We’ve learned and grown with the Internet, but it is learning too, about us.
Every site you visit online has cookies that collect information about you. The last ten years have been filled with frightening reports of data breaches at companies we give our banking information to. We also cannot forget scandals like Cambridge Analytica, which was an eye opening demonstration of the potential for misuse of data collected about us online.
Is Big Brother a reality of modern life that we just have to accept? While you may not be able to completely eliminate all forms of data collection, there are ways you can protect yourself and limit the reach of collection tools.
1. Consider switching search engines and browsers
Google has become such an unavoidable part of our lives it’s joined the English Language as a verb, complete with a dictionary definition. You can now be “googled” or searched. As much as we like the search engine and browser, the fact is Google is one of the biggest collectors of data online. Google records every single search item and site you visit. Moreover, information about your online activity is surprisingly detailed and stretches back over several years.
You can have this information deleted. You can also prevent it from being collected in the first place. Use alternative search engines that do not keep records. DuckDuckGo, Startpage, Qwant are privacy first search engines that offer varying degrees of freedom from tracking and collection. For alternative browsing, try Microsoft Edge or Safari.
2. Get an ad blocker
Most people see online ads as a necessary, if annoying, tradeoff we engage in for the content we love on the Internet. They can also be quite harmful. What most of us don’t know is that these ads are connected by a vast web of servers that allow you to be tracked once you click on them.
This is one way information is “stolen” from you through ads, as a profile of your interests, age, location among other things is built based on the ads you view.
The other is through the inclusion of malware and spyware on ad links. You can click on an ad and find yourself directed to a seemingly legitimate product website that prompts you to enter your financial information, only to have the data stolen and used by hackers.
An ad blocker will significantly limit the number of these “ads” you’ll be exposed to.
3. Install anti virus
To use your personal computer on the Internet without having anti-virus software installed on it is asking for trouble.
Viruses being released today are capable of causing far more damage to your machine and irrecoverable loss than any other time in the Internet’s history. Beyond that, the average user is dealing with sophisticated spyware and malware, software designed to spy and track on the user or cause the computer to behave in ways that are detrimental to it and the user.

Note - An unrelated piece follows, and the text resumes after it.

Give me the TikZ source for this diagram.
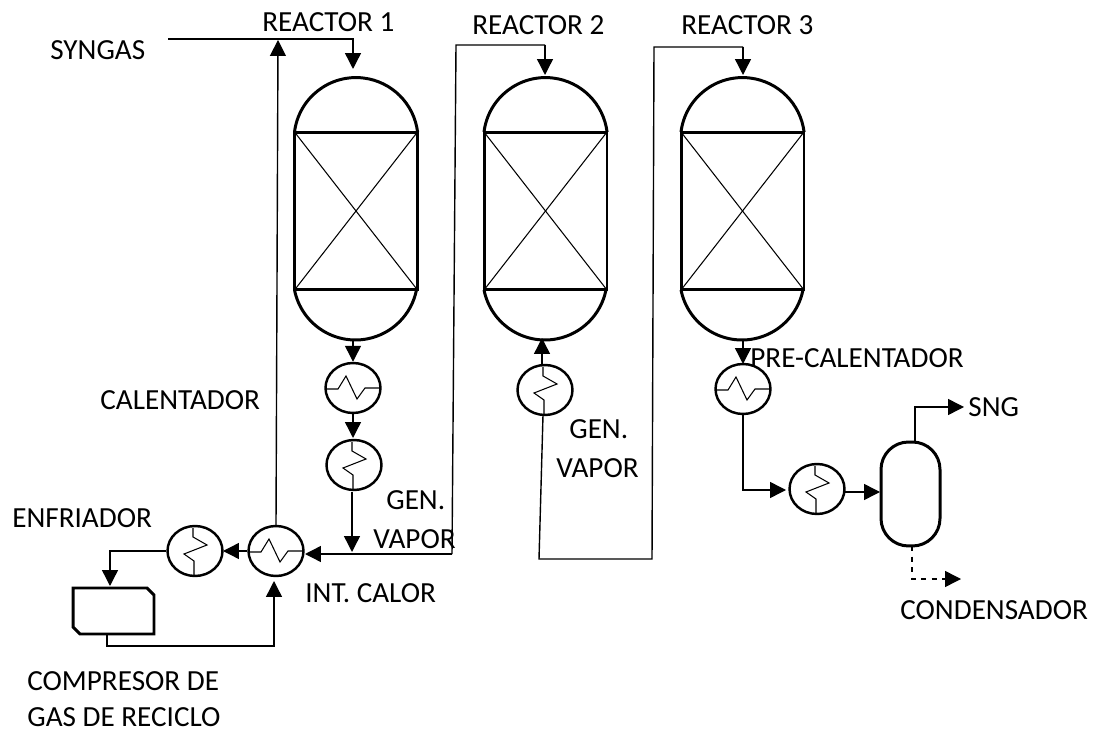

Ransomware crimes have also become a significant problem. This is where the data on your device is encrypted and is not released back to you until the money is paid to the attacker. Having a backup of your data would help if this happens to you.
Backing up your data to the cloud is one method available to you. Therefore, it’s highly important to learn what is cloud security to find out how you can add an extra layer of security when you go online. You can never be too prepared or too protected online these days.
4. Take precautions when using public Wi-Fi
This one is for users of public wifi networks. In these quarantine times, it is especially good to get out and into the open, so you might take your laptop down to the local coffee shop. What you may not know is that your data can be stolen over these public networks. To stop this, you can install a VPN or Virtual Private Network.
This allows you to hide your IP address and block ads, which reduces the number of ways you can be tracked.
5. Use unique passwords for every online account
Having the same password for your online accounts may be convenient and easy to remember but it’s also dangerous. If hackers gain access to one of your accounts and try your password at the others, there are likely to be other security breaches. Consider getting a password manager, which will store all of your passwords.
6. Use two-factor authentication
This is another security measure that can add an extra layer of protection when you are online. Typically, two-factor authentication asks for a code, sent to a device only you have access to, along with a password. This way, even if someone steals your password, they can’t get into your accounts, as they don’t possess the code.
7. Password protect your phone
We tend to forget to password protect our phone, even though we are on it more often than our laptop or desktop throughout the day. This is like leaving your wallet on a public bus filled with cash. Think of someone having access to all of your contacts, your photos, your DMs, your social media accounts, all with the swipe of a finger.
Use the option to set up a password that comes with your phone, or take advantage of several security apps that do this as well.
8. Clear cache
Your browser knows you much better than you would like to think. Unfortunately, it can also help people looking to steal information about your buying habits or financial details because it stores so much information about what you do online. Clear your browser’s cache regularly to prevent this.
You won’t be able to completely eliminate online data threats, but you can significantly reduce them by taking these steps.